- Country: China
- Location: Wutai County, Xinzhou, Shanxi Province
- Coordinates: 38°32′12.65″N 113°16′20.24″E﻿ / ﻿38.5368472°N 113.2722889°E
- Status: Operational
- Construction began: 2001
- Opening date: 2008

Upper reservoir
- Creates: Xilongchi Upper
- Total capacity: 48,510,000 m^{3} (39,330 acre⋅ft)

Lower reservoir
- Creates: Xilongchi Lower
- Total capacity: 49,420,000 m^{3} (40,070 acre⋅ft)

Power Station
- Hydraulic head: 624 m (2,047 ft)
- Pump-generators: 4 x 300 MW Francis pump turbines
- Installed capacity: 1,200 MW
- Annual generation: 1.8 billion kWh

= Xilongchi Pumped Storage Power Station =

The Xilongchi Pumped Storage Power Station is a pumped-storage hydroelectric power station located 50 km east of Xinzhou in Wutai County of Shanxi Province, China. It was constructed between 2001 and 2008. The power station operates by shifting water between an upper and lower reservoir to generate electricity. The lower reservoir was formed with the creation of the Xilongchi Lower Dam. The Xilongchi Upper Reservoir is located high atop a mountain above the northeast side of the lower reservoir. Both reservoirs are located between the confluence of the Hutuo and Qingshui Rivers. During periods of low energy demand, such as at night, water is pumped from Xilongchi Lower Reservoir up to the upper reservoir. When energy demand is high, the water is released back down to the lower reservoir but the pump turbines that pumped the water up now reverse mode and serve as generators to produce electricity. The process is repeated as necessary and the plant serves as a peaking power plant.
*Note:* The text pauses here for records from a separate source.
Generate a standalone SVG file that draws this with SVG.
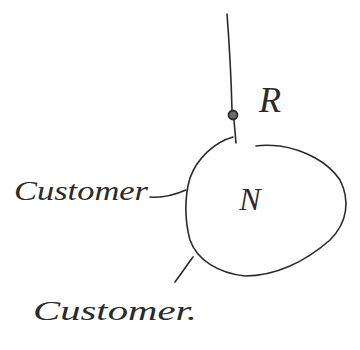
<svg xmlns="http://www.w3.org/2000/svg" width="360" height="350" viewBox="0 0 360 350">
<style>
.ln{fill:none;stroke:#2a2a2a;stroke-width:1.6;stroke-linecap:round;stroke-linejoin:round}
.hw{font-family:"Liberation Serif","DejaVu Serif",serif;font-style:italic;fill:#2a2a2a}
</style>
<rect width="360" height="350" fill="#ffffff"/>
<g id="connectors">
<path class="ln" d="M227,14 C229,40 231,70 232,110"/>
<path class="ln" d="M234,120 L236,143"/>
<path class="ln" d="M150,197 C160,198 172,196 186,190"/>
<path class="ln" d="M193,257 C187,265 181,274 175,282"/>
</g>
<g id="R">
<circle cx="233" cy="115" r="4.5" fill="#6a6a6a" stroke="#2a2a2a" stroke-width="1.8"/>
<text class="hw" x="259" y="112" font-size="36">R</text>
</g>
<g id="N">
<path class="ln" d="M233,137 C215,142 197,158 190,178 C184,198 185,222 190,240 C197,260 218,273 245,276 C275,276 305,262 330,240 C348,222 350,200 340,180 C328,162 305,150 280,146 C270,145 262,145 256,146"/>
<text class="hw" x="250" y="210" font-size="32" text-anchor="middle">N</text>
</g>
<g id="customer1">
<text class="hw" x="14" y="200" font-size="28" textLength="134" lengthAdjust="spacingAndGlyphs">Customer</text>
</g>
<g id="customer2">
<text class="hw" x="33" y="320" font-size="28" textLength="164" lengthAdjust="spacingAndGlyphs">Customer.</text>
</g>
</svg>
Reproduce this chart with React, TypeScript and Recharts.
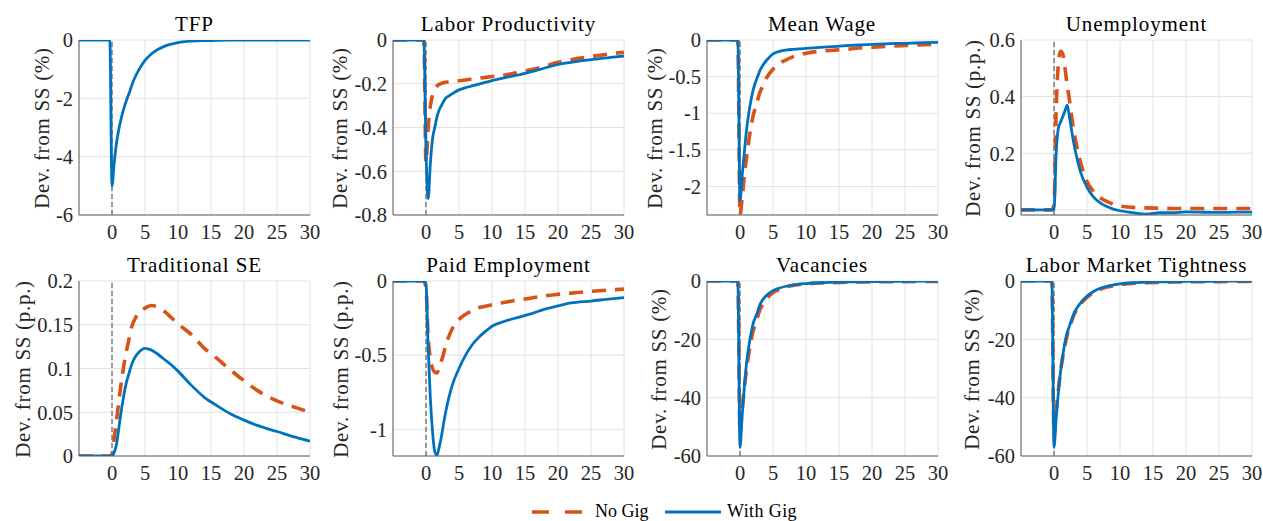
import { CartesianGrid, Line, LineChart, ReferenceLine, XAxis, YAxis } from 'recharts'

// quarters after the shock
const periods = [-5, -0.33, 0, 0.33, 0.67, 1, 1.33, 1.67, 2, 2.33, 2.67, 3, 3.5, 4, 5, 6, 7, 8, 9, 10, 12, 14, 16, 18, 20, 22, 25, 28, 30]
const xTicks = [0, 5, 10, 15, 20, 25, 30]

const tfpWithGig = [0, 0, -5, -4.2, -3.55, -3.1, -2.75, -2.45, -2.2, -1.98, -1.78, -1.55, -1.27, -1.05, -0.7, -0.47, -0.32, -0.21, -0.14, -0.09, -0.04, -0.02, -0.01, -0.005, 0, 0, 0, 0, 0]

const lpNoGig = [0, 0, -0.56, -0.4, -0.3, -0.25, -0.225, -0.21, -0.203, -0.198, -0.195, -0.193, -0.19, -0.188, -0.186, -0.183, -0.178, -0.175, -0.171, -0.167, -0.16, -0.148, -0.135, -0.12, -0.102, -0.09, -0.076, -0.063, -0.056]
const lpWithGig = [0, 0, -0.5, -0.725, -0.56, -0.45, -0.4, -0.35, -0.32, -0.3, -0.28, -0.265, -0.255, -0.245, -0.228, -0.218, -0.21, -0.202, -0.194, -0.186, -0.172, -0.16, -0.145, -0.128, -0.112, -0.102, -0.09, -0.079, -0.073]

const wageNoGig = [0, 0, -2.39, -2.15, -1.85, -1.6, -1.38, -1.18, -1.03, -0.92, -0.82, -0.72, -0.62, -0.52, -0.4, -0.32, -0.27, -0.23, -0.2, -0.18, -0.155, -0.14, -0.128, -0.11, -0.098, -0.087, -0.075, -0.065, -0.058]
const wageWithGig = [0, 0, -2.2, -1.85, -1.52, -1.22, -1.0, -0.82, -0.68, -0.58, -0.5, -0.42, -0.34, -0.28, -0.19, -0.155, -0.138, -0.128, -0.12, -0.115, -0.102, -0.09, -0.078, -0.068, -0.06, -0.052, -0.045, -0.037, -0.032]

const unempNoGig = [0, 0, 0.02, 0.35, 0.52, 0.56, 0.55, 0.5, 0.44, 0.39, 0.33, 0.28, 0.22, 0.17, 0.1, 0.065, 0.043, 0.03, 0.02, 0.014, 0.009, 0.007, 0.006, 0.005, 0.005, 0.005, 0.005, 0.005, 0.005]
const unempWithGig = [0, 0, 0, 0.2, 0.29, 0.31, 0.33, 0.35, 0.37, 0.33, 0.28, 0.235, 0.18, 0.135, 0.08, 0.045, 0.025, 0.012, 0.003, -0.003, -0.01, -0.015, -0.01, -0.01, -0.007, -0.008, -0.009, -0.008, -0.008]

const seNoGig = [0, 0, 0.002, 0.02, 0.04, 0.06, 0.08, 0.097, 0.113, 0.125, 0.137, 0.148, 0.157, 0.163, 0.169, 0.172, 0.17, 0.165, 0.158, 0.151, 0.139, 0.123, 0.111, 0.098, 0.086, 0.075, 0.063, 0.055, 0.05]
const seWithGig = [0, 0, 0, 0.004, 0.013, 0.03, 0.048, 0.064, 0.078, 0.088, 0.097, 0.105, 0.113, 0.118, 0.123, 0.121, 0.116, 0.11, 0.104, 0.097, 0.081, 0.067, 0.057, 0.048, 0.041, 0.035, 0.028, 0.021, 0.017]

const empNoGig = [0, 0, -0.05, -0.38, -0.53, -0.59, -0.615, -0.62, -0.58, -0.54, -0.49, -0.43, -0.37, -0.32, -0.26, -0.225, -0.2, -0.18, -0.17, -0.16, -0.143, -0.128, -0.115, -0.1, -0.09, -0.082, -0.07, -0.06, -0.055]
const empWithGig = [0, 0, -0.02, -0.45, -0.8, -1.02, -1.15, -1.175, -1.12, -1.05, -0.96, -0.88, -0.78, -0.7, -0.59, -0.5, -0.43, -0.38, -0.34, -0.305, -0.27, -0.245, -0.22, -0.19, -0.168, -0.148, -0.135, -0.12, -0.112]

const vacNoGig = [0, 0, -52, -44, -36.5, -30, -25, -20.5, -17, -14.8, -12.3, -10, -7.8, -6.2, -4, -2.8, -2, -1.5, -1.2, -1, -0.7, -0.55, -0.45, -0.35, -0.3, -0.25, -0.2, -0.17, -0.15]
const vacWithGig = [0, 0, -57, -46, -36, -28, -22.5, -18, -14.5, -12.5, -10.5, -8.2, -6.3, -5, -3.3, -2.4, -1.8, -1.4, -1.1, -0.9, -0.6, -0.45, -0.35, -0.25, -0.2, -0.15, -0.1, -0.07, -0.05]

const tightNoGig = [0, 0, -53, -45, -37, -31, -26, -22, -18.5, -16, -13.8, -11.8, -9.6, -8, -5.6, -4, -2.9, -2.1, -1.6, -1.2, -0.8, -0.6, -0.45, -0.35, -0.3, -0.25, -0.2, -0.17, -0.15]
const tightWithGig = [0, 0, -57, -47, -38, -31, -25.5, -21, -17.8, -15.5, -13.3, -11.2, -9.2, -7.6, -5.2, -3.6, -2.5, -1.8, -1.35, -1.0, -0.6, -0.4, -0.3, -0.2, -0.15, -0.1, -0.08, -0.06, -0.05]

const BLUE = '#0072BD'
const ORANGE = '#D95319'
const BOX = '#5e5e5e'
const FONT = '"Liberation Serif"'

const PW = 231
const PH = 175
const YW = 60
const MT = 14
const MR = 18
const XH = 30

interface PanelProps {
  title: string
  yLabel: string
  noGig: number[] | null
  withGig: number[]
  domain: [number, number]
  ticks: number[]
  left: number
  top: number
  labelDx: number
}

function Panel({ title, yLabel, noGig, withGig, domain, ticks, left, top, labelDx }: PanelProps) {
  const data = periods.map((t, i) => ({ t, noGig: noGig ? noGig[i] : null, withGig: withGig[i] }))
  return (
    <>
      <div style={{ position: 'absolute', left: left - 20, top: top - 26, width: PW + 40, textAlign: 'center', fontFamily: FONT, fontSize: 21, lineHeight: '21px', letterSpacing: 0.9, color: '#000' }}>
        {title}
      </div>
      <div
        style={{
          position: 'absolute', left: left - labelDx, top: top + PH / 2,
          transform: 'translate(-50%, -50%) rotate(-90deg)', whiteSpace: 'nowrap',
          fontFamily: FONT, fontSize: 21, lineHeight: '21px', letterSpacing: 0.7, color: '#262626',
        }}
      >
        {yLabel}
      </div>
      <div style={{ position: 'absolute', left: left - YW, top: top - MT }}>
        <LineChart width={YW + PW + MR} height={MT + PH + XH} data={data} margin={{ top: MT, right: MR, bottom: 0, left: 0 }}>
          <CartesianGrid stroke="#e2e2e2" />
          <XAxis
            dataKey="t" type="number" domain={[-5, 30]} ticks={xTicks} interval={0} allowDataOverflow
            height={XH} tickLine={false} tickSize={0} tickMargin={9}
            axisLine={{ stroke: BOX }} tick={{ fill: '#262626', fontSize: 20.5, fontFamily: FONT }}
          />
          <XAxis xAxisId="top" orientation="top" dataKey="t" type="number" domain={[-5, 30]} height={0} tick={false} tickLine={false} axisLine={{ stroke: BOX }} />
          <YAxis
            type="number" domain={domain} ticks={ticks} interval={0} allowDataOverflow
            width={YW} tickLine={false} tickSize={0} tickMargin={6}
            axisLine={{ stroke: BOX }} tick={{ fill: '#262626', fontSize: 20.5, fontFamily: FONT }}
            tickFormatter={(v: number) => String(v)}
          />
          <YAxis yAxisId="right" orientation="right" type="number" domain={domain} width={0} tick={false} tickLine={false} axisLine={{ stroke: BOX }} />
          <ReferenceLine x={0} stroke="#404040" strokeWidth={1} strokeDasharray="5 3" />
          {noGig && (
            <Line type="monotone" dataKey="noGig" stroke={ORANGE} strokeWidth={3.6} strokeDasharray="14 9" dot={false} isAnimationActive={false} />
          )}
          <Line type="monotone" dataKey="withGig" stroke={BLUE} strokeWidth={2.8} dot={false} isAnimationActive={false} />
        </LineChart>
      </div>
    </>
  )
}

const colLeft = [79, 393, 706.5, 1021]
const rowTop = [40, 281]

export default function App() {
  return (
    <div style={{ position: 'absolute', left: 0, top: 0, width: 1263, height: 521, overflow: 'hidden', background: '#fff', fontFamily: FONT }}>
      <Panel title="TFP" yLabel="Dev. from SS (%)" noGig={null} withGig={tfpWithGig} domain={[-6, 0]} ticks={[-6, -4, -2, 0]} left={colLeft[0]} top={rowTop[0]} labelDx={37} />
      <Panel title="Labor Productivity" yLabel="Dev. from SS (%)" noGig={lpNoGig} withGig={lpWithGig} domain={[-0.8, 0]} ticks={[-0.8, -0.6, -0.4, -0.2, 0]} left={colLeft[1]} top={rowTop[0]} labelDx={53} />
      <Panel title="Mean Wage" yLabel="Dev. from SS (%)" noGig={wageNoGig} withGig={wageWithGig} domain={[-2.39, 0]} ticks={[-2, -1.5, -1, -0.5, 0]} left={colLeft[2]} top={rowTop[0]} labelDx={52} />
      <Panel title="Unemployment" yLabel="Dev. from SS (p.p.)" noGig={unempNoGig} withGig={unempWithGig} domain={[-0.018, 0.6]} ticks={[0, 0.2, 0.4, 0.6]} left={colLeft[3]} top={rowTop[0]} labelDx={48} />
      <Panel title="Traditional SE" yLabel="Dev. from SS (p.p.)" noGig={seNoGig} withGig={seWithGig} domain={[0, 0.2]} ticks={[0, 0.05, 0.1, 0.15, 0.2]} left={colLeft[0]} top={rowTop[1]} labelDx={56.5} />
      <Panel title="Paid Employment" yLabel="Dev. from SS (p.p.)" noGig={empNoGig} withGig={empWithGig} domain={[-1.18, 0]} ticks={[-1, -0.5, 0]} left={colLeft[1]} top={rowTop[1]} labelDx={52} />
      <Panel title="Vacancies" yLabel="Dev. from SS (%)" noGig={vacNoGig} withGig={vacWithGig} domain={[-60, 0]} ticks={[-60, -40, -20, 0]} left={colLeft[2]} top={rowTop[1]} labelDx={48} />
      <Panel title="Labor Market Tightness" yLabel="Dev. from SS (%)" noGig={tightNoGig} withGig={tightWithGig} domain={[-60, 0]} ticks={[-60, -40, -20, 0]} left={colLeft[3]} top={rowTop[1]} labelDx={49} />

      {/* legend */}
      <svg width={1263} height={521} style={{ position: 'absolute', left: 0, top: 0, pointerEvents: 'none' }}>
        <line x1={532} y1={512} x2={582} y2={512} stroke={ORANGE} strokeWidth={3.6} strokeDasharray="17 16" />
        <text x={595} y={516.5} fontSize={18} fill="#000" style={{ fontFamily: FONT }}>No Gig</text>
        <line x1={665} y1={512} x2={721} y2={512} stroke={BLUE} strokeWidth={2.8} />
        <text x={727} y={516.5} fontSize={18} letterSpacing={0.4} fill="#000" style={{ fontFamily: FONT }}>With Gig</text>
      </svg>
    </div>
  )
}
The lower reservoir is created by a 97 m tall and 533 m long rock-fill dam with asphalt concrete facing on a mountain-side just about the Hutuo River. It can withhold up to 49420000 m3 of water. The upper reservoir is created by a 50 m tall and 499.6 m long rock-fill dam with asphalt concrete facing. It can withhold up to 48510000 m3 of water. Water from the upper reservoir is sent to the 1,200 MW underground power station down near the lower reservoir through headrace/penstock pipes. The drop in elevation between the upper and lower reservoir affords a hydraulic head (water drop) of 624 m.